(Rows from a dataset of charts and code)
■ ■ ■ ■

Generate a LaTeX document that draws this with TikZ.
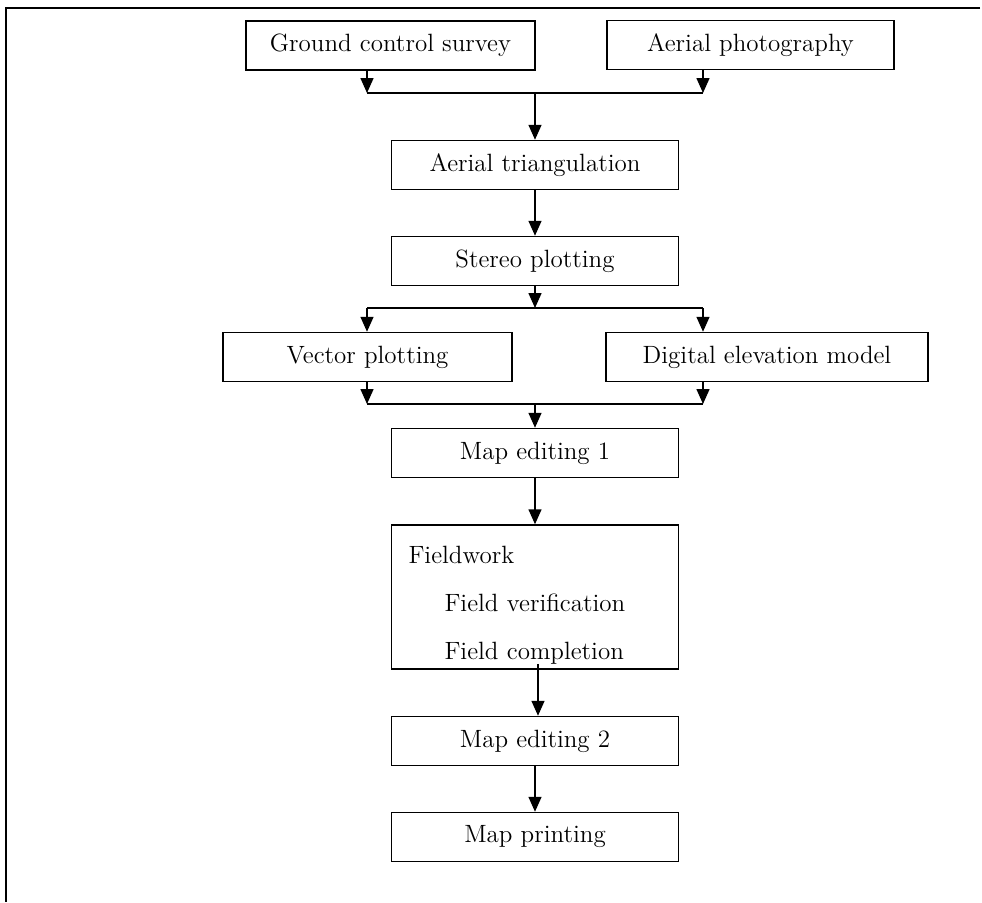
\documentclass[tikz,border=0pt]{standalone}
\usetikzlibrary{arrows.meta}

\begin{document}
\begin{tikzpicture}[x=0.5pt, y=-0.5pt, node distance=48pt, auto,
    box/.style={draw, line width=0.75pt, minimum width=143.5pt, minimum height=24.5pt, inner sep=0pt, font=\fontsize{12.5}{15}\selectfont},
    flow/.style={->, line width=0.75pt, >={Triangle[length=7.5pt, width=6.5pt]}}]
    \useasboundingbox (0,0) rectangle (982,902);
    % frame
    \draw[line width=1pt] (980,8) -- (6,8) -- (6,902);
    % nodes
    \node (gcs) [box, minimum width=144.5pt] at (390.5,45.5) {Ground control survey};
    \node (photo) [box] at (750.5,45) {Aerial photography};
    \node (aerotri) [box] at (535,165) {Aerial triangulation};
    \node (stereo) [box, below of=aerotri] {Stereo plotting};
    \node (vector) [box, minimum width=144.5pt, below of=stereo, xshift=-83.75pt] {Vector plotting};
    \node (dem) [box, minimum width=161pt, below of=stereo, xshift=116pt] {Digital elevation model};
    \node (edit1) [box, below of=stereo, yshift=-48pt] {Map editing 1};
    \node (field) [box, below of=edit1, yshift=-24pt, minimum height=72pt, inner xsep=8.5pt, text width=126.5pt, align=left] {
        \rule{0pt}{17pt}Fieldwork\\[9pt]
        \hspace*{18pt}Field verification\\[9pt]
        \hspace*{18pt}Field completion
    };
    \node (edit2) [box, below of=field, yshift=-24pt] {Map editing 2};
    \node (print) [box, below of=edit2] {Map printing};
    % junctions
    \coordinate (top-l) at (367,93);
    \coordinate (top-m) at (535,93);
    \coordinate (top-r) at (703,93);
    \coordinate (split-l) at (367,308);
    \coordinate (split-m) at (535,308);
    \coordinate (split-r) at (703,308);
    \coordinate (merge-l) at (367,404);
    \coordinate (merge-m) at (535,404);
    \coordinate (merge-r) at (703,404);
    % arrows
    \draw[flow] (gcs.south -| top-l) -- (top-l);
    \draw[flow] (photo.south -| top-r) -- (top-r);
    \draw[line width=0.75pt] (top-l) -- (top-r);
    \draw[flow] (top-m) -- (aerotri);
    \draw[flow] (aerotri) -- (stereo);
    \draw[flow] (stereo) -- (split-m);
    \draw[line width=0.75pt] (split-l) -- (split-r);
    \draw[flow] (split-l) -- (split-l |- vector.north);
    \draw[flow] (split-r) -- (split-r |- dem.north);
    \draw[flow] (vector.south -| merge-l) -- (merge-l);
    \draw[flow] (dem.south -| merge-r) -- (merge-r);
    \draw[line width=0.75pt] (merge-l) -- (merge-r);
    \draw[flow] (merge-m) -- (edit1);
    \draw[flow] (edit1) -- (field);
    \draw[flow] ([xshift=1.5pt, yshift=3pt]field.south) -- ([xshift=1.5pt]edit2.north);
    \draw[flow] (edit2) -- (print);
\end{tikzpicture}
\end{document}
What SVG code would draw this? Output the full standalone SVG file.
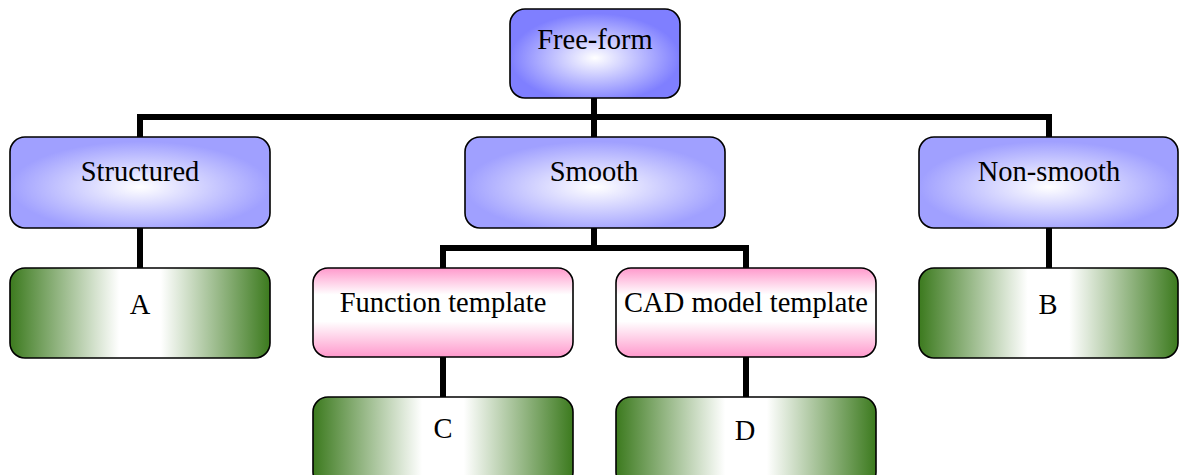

■ ■ ■ ■

** DESCRIPTION OF THE TASK **
Set down the material exactly, every line of it, except for the pictures.

** REPLY TO THE EXERCISE **
Generate a LaTeX document that draws this with TikZ.
\documentclass[tikz,border=0pt]{standalone}
\usetikzlibrary{arrows.meta}

\begin{document}
\begin{tikzpicture}[x=0.5pt, y=-0.5pt, node distance=48pt, auto,
    box/.style={draw, line width=0.75pt, minimum width=143.5pt, minimum height=24.5pt, inner sep=0pt, font=\fontsize{12.5}{15}\selectfont},
    flow/.style={->, line width=0.75pt, >={Triangle[length=7.5pt, width=6.5pt]}}]
    \useasboundingbox (0,0) rectangle (982,902);
    % frame
    \draw[line width=1pt] (980,8) -- (6,8) -- (6,902);
    % nodes
    \node (gcs) [box, minimum width=144.5pt] at (390.5,45.5) {Ground control survey};
    \node (photo) [box] at (750.5,45) {Aerial photography};
    \node (aerotri) [box] at (535,165) {Aerial triangulation};
    \node (stereo) [box, below of=aerotri] {Stereo plotting};
    \node (vector) [box, minimum width=144.5pt, below of=stereo, xshift=-83.75pt] {Vector plotting};
    \node (dem) [box, minimum width=161pt, below of=stereo, xshift=116pt] {Digital elevation model};
    \node (edit1) [box, below of=stereo, yshift=-48pt] {Map editing 1};
    \node (field) [box, below of=edit1, yshift=-24pt, minimum height=72pt, inner xsep=8.5pt, text width=126.5pt, align=left] {
        \rule{0pt}{17pt}Fieldwork\\[9pt]
        \hspace*{18pt}Field verification\\[9pt]
        \hspace*{18pt}Field completion
    };
    \node (edit2) [box, below of=field, yshift=-24pt] {Map editing 2};
    \node (print) [box, below of=edit2] {Map printing};
    % junctions
    \coordinate (top-l) at (367,93);
    \coordinate (top-m) at (535,93);
    \coordinate (top-r) at (703,93);
    \coordinate (split-l) at (367,308);
    \coordinate (split-m) at (535,308);
    \coordinate (split-r) at (703,308);
    \coordinate (merge-l) at (367,404);
    \coordinate (merge-m) at (535,404);
    \coordinate (merge-r) at (703,404);
    % arrows
    \draw[flow] (gcs.south -| top-l) -- (top-l);
    \draw[flow] (photo.south -| top-r) -- (top-r);
    \draw[line width=0.75pt] (top-l) -- (top-r);
    \draw[flow] (top-m) -- (aerotri);
    \draw[flow] (aerotri) -- (stereo);
    \draw[flow] (stereo) -- (split-m);
    \draw[line width=0.75pt] (split-l) -- (split-r);
    \draw[flow] (split-l) -- (split-l |- vector.north);
    \draw[flow] (split-r) -- (split-r |- dem.north);
    \draw[flow] (vector.south -| merge-l) -- (merge-l);
    \draw[flow] (dem.south -| merge-r) -- (merge-r);
    \draw[line width=0.75pt] (merge-l) -- (merge-r);
    \draw[flow] (merge-m) -- (edit1);
    \draw[flow] (edit1) -- (field);
    \draw[flow] ([xshift=1.5pt, yshift=3pt]field.south) -- ([xshift=1.5pt]edit2.north);
    \draw[flow] (edit2) -- (print);
\end{tikzpicture}
\end{document}
What SVG code would draw this? Output the full standalone SVG file.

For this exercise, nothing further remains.